Surfaces need rethinking. Cool roofs and high-albedo paints reflect heat instead of absorbing it. Incentives and standards for reflective roofing, especially for large buildings and low-income housing, deliver quick gains. Permeable pavements and lighter road surfaces reduce heat storage while improving drainage.
Street design can cool cities. Narrowing excessive carriageways, adding shade structures, planting medians, and designing arcades or colonnades create shaded pedestrian realms. Bus stops and waiting areas must be shaded and ventilated. Small design changes at hotspots produce outsized comfort gains.
Buildings should work with climate. Cross-ventilation, shading devices, courtyards, and appropriate orientation reduce cooling demand. Building rules can mandate thermal performance, setbacks for airflow, and limits on heat-trapping materials. Retrofitting incentives matter as much as new-build standards.
Water-sensitive design offers passive cooling. Urban ponds, restored canals, rain gardens, and bioswales cool surrounding air through evaporation while managing runoff. These features must be integrated into everyday spaces, not isolated as beautification projects.
Traffic management contributes directly. Smoother flow reduces idling heat. Shifting trips to public transport, walking, and cycling cuts waste heat at source. Electrification helps, but only when paired with congestion reduction and shaded streets.
Public spaces should double as heat refuges. Libraries, community centres, shaded parks, and cooled transit hubs provide relief during peak heat. Clear signage and extended hours during hot periods can save lives, especially for vulnerable populations.
Workplace protections are essential. Adjusted work hours, shaded rest areas, hydration access, and heat advisories protect outdoor workers. Heat must be recognised as an occupational risk, not personal weakness.

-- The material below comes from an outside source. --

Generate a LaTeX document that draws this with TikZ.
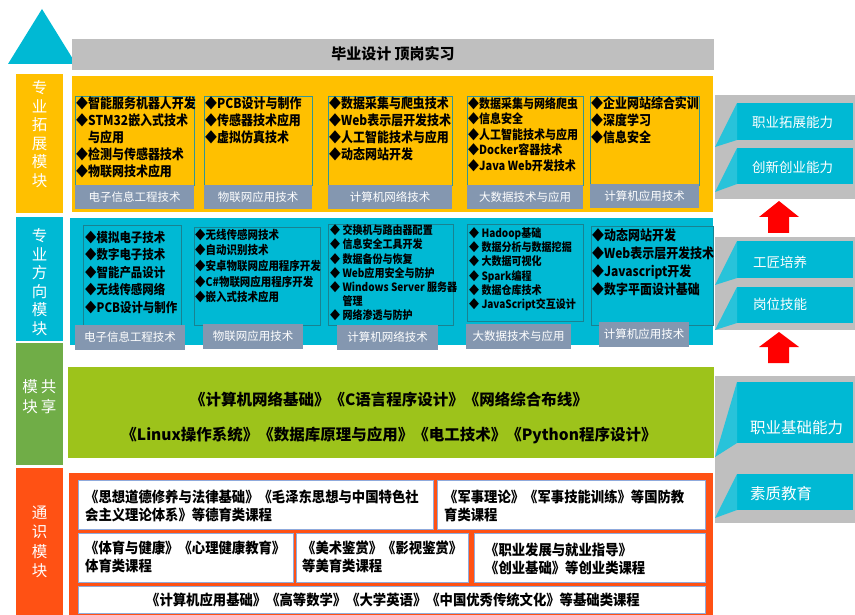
\documentclass[tikz,border=0pt]{standalone}
\usepackage{fontspec}
\setmainfont{Noto Sans CJK SC}
\newfontfamily\cnarrow[FakeStretch=0.88]{Noto Sans CJK SC}
\newfontfamily\cslim[FakeStretch=0.92]{Noto Sans CJK SC}
\usetikzlibrary{positioning}
\definecolor{gold}{RGB}{255,192,0}
\definecolor{cyanm}{RGB}{0,185,212}
\definecolor{flapc}{RGB}{40,195,218}
\definecolor{leafg}{RGB}{112,173,71}
\definecolor{limeg}{RGB}{157,195,27}
\definecolor{redo}{RGB}{255,81,20}
\definecolor{greyb}{RGB}{191,191,191}
\definecolor{tagc}{RGB}{132,151,176}
\definecolor{boxo}{RGB}{50,150,150}
\definecolor{boxc}{RGB}{25,130,145}
\definecolor{boxr}{RGB}{143,170,220}
\newcommand{\setfs}[2]{\fontsize{#1}{#2}\selectfont}

\begin{document}
\begin{tikzpicture}[x=1pt, y=-1pt,
        side/.style = {text=white, align=center, inner sep=0pt,
            font=\setfs{15.5}{18.5}},
        items/.style = {inner sep=0pt, anchor=north west, align=left},
        tag/.style = {fill=tagc, text=white, inner sep=0pt,
            font=\setfs{11.5}{14}},
        course/.style = {draw=boxr, fill=white, line width=0.8pt},
        ctext/.style = {inner sep=0pt, anchor=north west, align=left,
            font=\cslim\setfs{14.5}{18.5}\bfseries},
        btext/.style = {text=white, anchor=west, inner sep=0pt},
        uparrow/.style = {fill=red}
    ]
    \useasboundingbox (0,0) rectangle (855,615);

    % Top triangle and bar
    \fill[cyanm] (42,9) -- (76,64) -- (8,64) -- cycle;
    \fill[greyb] (72,39) rectangle (714,70);
    \node[font=\setfs{15}{18}\bfseries] (top) at (393,54) {毕业设计 顶岗实习};

    % Left module labels
    \fill[gold] (16,74) rectangle (63,213);
    \node[side] (labA) at (39.5,134) {专\\业\\拓\\展\\模\\块};
    \fill[cyanm] (16,217) rectangle (63,341);
    \node[side] (labB) at (39.5,282) {专\\业\\方\\向\\模\\块};
    \fill[leafg] (16,343) rectangle (63,465);
    \node[side, font=\setfs{15.5}{20}] (labC) at (39.5,397) {模\hspace{3pt}共\\块\hspace{3pt}享};
    \fill[redo] (16,468) rectangle (63,615);
    \node[side, font=\setfs{15.5}{19.5}] (labD) at (39.5,542) {通\\识\\模\\块};

    % Extension module
    \fill[gold] (72,76) rectangle (713,212);
    \draw[boxo, line width=0.8pt] (75,96) rectangle (194,185);
    \draw[boxo, line width=0.8pt] (204,96) rectangle (312,185);
    \draw[boxo, line width=0.8pt] (328,96) rectangle (452,185);
    \draw[boxo, line width=0.8pt] (467,96) rectangle (583,185);
    \draw[boxo, line width=0.8pt] (590,96) rectangle (699,185);
    \node[items, font=\cnarrow\setfs{13.6}{17}\bfseries] (ext1) at (76,96.5)
        {◆智能服务机器人开发\\◆STM32嵌入式技术\\\hphantom{◆}与应用\\◆检测与传感器技术\\◆物联网技术应用};
    \node[items, font=\cnarrow\setfs{13.6}{17}\bfseries] (ext2) at (205,96.5)
        {◆PCB设计与制作\\◆传感器技术应用\\◆虚拟仿真技术};
    \node[items, font=\cnarrow\setfs{13.6}{17}\bfseries] (ext3) at (329,96.5)
        {◆数据采集与爬虫技术\\◆Web表示层开发技术\\◆人工智能技术与应用\\◆动态网站开发};
    \node[items, font=\cnarrow\setfs{12.5}{15.5}\bfseries] (ext4) at (468,97)
        {◆数据采集与网络爬虫\\◆信息安全\\◆人工智能技术与应用\\◆Docker容器技术\\◆Java Web开发技术};
    \node[items, font=\cnarrow\setfs{13.6}{17}\bfseries] (ext5) at (591,96.5)
        {◆企业网站综合实训\\◆深度学习\\◆信息安全};
    \node[tag, minimum width=119, minimum height=24] (tA1) at (134.5,197) {电子信息工程技术};
    \node[tag, minimum width=108, minimum height=24] (tA2) at (258,197) {物联网应用技术};
    \node[tag, minimum width=124, minimum height=24] (tA3) at (390,197) {计算机网络技术};
    \node[tag, minimum width=116, minimum height=24] (tA4) at (525,197) {大数据技术与应用};
    \node[tag, minimum width=109, minimum height=24] (tA5) at (644.5,196) {计算机应用技术};

    % Direction module
    \fill[cyanm] (70,218) rectangle (713,345);
    \draw[boxc, line width=0.8pt] (83,225) rectangle (181,325);
    \draw[boxc, line width=0.8pt] (194,227) rectangle (320,325);
    \draw[boxc, line width=0.8pt] (328,224) rectangle (453,325);
    \draw[boxc, line width=0.8pt] (467,224) rectangle (583,321);
    \draw[boxc, line width=0.8pt] (591,226) rectangle (713,325);
    \node[items, font=\cnarrow\setfs{13}{17.5}\bfseries] (dir1) at (85,231)
        {◆模拟电子技术\\◆数字电子技术\\◆智能产品设计\\◆无线传感网络\\◆PCB设计与制作};
    \node[items, font=\cnarrow\setfs{11.9}{15.7}\bfseries] (dir2) at (195,228.5)
        {◆无线传感网技术\\◆自动识别技术\\◆安卓物联网应用程序开发\\◆C\#物联网应用程序开发\\◆嵌入式技术应用};
    \node[items, font=\cnarrow\setfs{11.4}{14.2}\bfseries] (dir3) at (330,224.5)
        {◆ 交换机与路由器配置\\◆ 信息安全工具开发\\◆ 数据备份与恢复\\◆ Web应用安全与防护\\◆ Windows Server 服务器\\\hphantom{◆ }管理\\◆ 网络渗透与防护};
    \node[items, font=\cnarrow\setfs{11.4}{14.2}\bfseries] (dir4) at (469,227.5)
        {◆ Hadoop基础\\◆ 数据分析与数据挖掘\\◆ 大数据可视化\\◆ Spark编程\\◆ 数据仓库技术\\◆ JavaScript交互设计};
    \node[items, font=\cnarrow\setfs{13.6}{18}\bfseries] (dir5) at (592,228.5)
        {◆动态网站开发\\◆Web表示层开发技术\\◆Javascript开发\\◆数字平面设计基础};
    \node[tag, minimum width=110, minimum height=25] (tB1) at (130,337.5) {电子信息工程技术};
    \node[tag, minimum width=100, minimum height=25] (tB2) at (253,336.5) {物联网应用技术};
    \node[tag, minimum width=101, minimum height=25] (tB3) at (387.5,337.5) {计算机网络技术};
    \node[tag, minimum width=105, minimum height=25] (tB4) at (518.5,336.5) {大数据技术与应用};
    \node[tag, minimum width=90, minimum height=25] (tB5) at (644,334) {计算机应用技术};

    % Shared module
    \fill[limeg] (68,367) rectangle (714,458);
    \node[font=\setfs{15.5}{18}\bfseries] (sh1) at (389,400)
        {《计算机网络基础》《C语言程序设计》《网络综合布线》};
    \node[font=\setfs{15.5}{18}\bfseries] (sh2) at (389,435)
        {《Linux操作系统》《数据库原理与应用》《电工技术》《Python程序设计》};

    % General module
    \fill[redo] (69,473) rectangle (713,615);
    \draw[course] (78,480) rectangle (433,529);
    \draw[course] (437,480) rectangle (705,529);
    \draw[course] (78,533) rectangle (293,582);
    \draw[course] (296,533) rectangle (468,582);
    \draw[course] (474,533) rectangle (705,582);
    \draw[course] (78,586) rectangle (705,613);
    \node[ctext] (gen1) at (85,489.5)
        {《思想道德修养与法律基础》《毛泽东思想与中国特色社\\会主义理论体系》等德育类课程};
    \node[ctext] (gen2) at (444,489.5)
        {《军事理论》《军事技能训练》等国防教\\育类课程};
    \node[ctext] (gen3) at (85,540.5)
        {《体育与健康》《心理健康教育》\\体育类课程};
    \node[ctext] (gen4) at (302,540.5)
        {《美术鉴赏》《影视鉴赏》\\等美育类课程};
    \node[ctext] (gen5) at (485,542.5)
        {《职业发展与就业指导》\\《创业基础》等创业类课程};
    \node[font=\cslim\setfs{14.5}{18}\bfseries, inner sep=0pt] (gen6) at (393,600)
        {《计算机应用基础》《高等数学》《大学英语》《中国优秀传统文化》等基础类课程};

    % Ability panels
    \fill[greyb] (715,95) rectangle (855,199);
    \fill[greyb] (715,237) rectangle (855,330);
    \fill[greyb] (715,376) rectangle (855,523);
    \fill[cyanm] (737,103) rectangle (853,140);
    \fill[flapc] (737,103) -- (737,140) -- (715,147) -- cycle;
    \fill[cyanm] (737,148) rectangle (853,184);
    \fill[flapc] (737,148) -- (737,184) -- (715,192) -- cycle;
    \fill[cyanm] (737,241) rectangle (853,278);
    \fill[flapc] (737,241) -- (737,278) -- (715,285) -- cycle;
    \fill[cyanm] (737,287) rectangle (853,323);
    \fill[flapc] (737,287) -- (737,323) -- (715,330) -- cycle;
    \fill[cyanm] (737,382) rectangle (853,443);
    \fill[flapc] (737,382) -- (737,443) -- (715,457) -- cycle;
    \fill[cyanm] (737,474) rectangle (853,510);
    \fill[flapc] (737,474) -- (737,510) -- (715,518) -- cycle;
    \node[btext, font=\setfs{13.5}{16}] (ab1) at (752,122) {职业拓展能力};
    \node[btext, font=\setfs{13.5}{16}] (ab2) at (752,167) {创新创业能力};
    \node[btext, font=\setfs{13.5}{16}] (ab3) at (753,262) {工匠培养};
    \node[btext, font=\setfs{13.5}{16}] (ab4) at (753,304) {岗位技能};
    \node[btext, font=\setfs{15.5}{18}] (ab5) at (750,428) {职业基础能力};
    \node[btext, font=\setfs{15.5}{18}] (ab6) at (750,494) {素质教育};

    % Red arrows
    \fill[uparrow] (779,201) -- (799,217) -- (789,217) -- (789,233)
        -- (768,233) -- (768,217) -- (759,217) -- cycle;
    \fill[uparrow] (779,332) -- (799,347) -- (789,347) -- (789,363)
        -- (768,363) -- (768,347) -- (759,347) -- cycle;

\end{tikzpicture}
\end{document}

Institutional coordination matters. Heat mitigation spans urban planning, transport, energy, health, and forestry. A city heat action framework with clear roles turns scattered measures into a system.
Public communication should normalise heat-smart behaviour without blame. Simple guidance on shading, ventilation, hydration, and timing of activities helps households adapt while structural fixes scale up.
Finally, political priorities must change. Cooling a city is less visible than building one, but far more humane. Investments that lower ambient temperatures pay back daily through health, productivity, and dignity.
Kerala’s cities can remain livable in a warming world if they design for shade, airflow, and reflection rather than speed and spectacle. Heat is not destiny; it is design.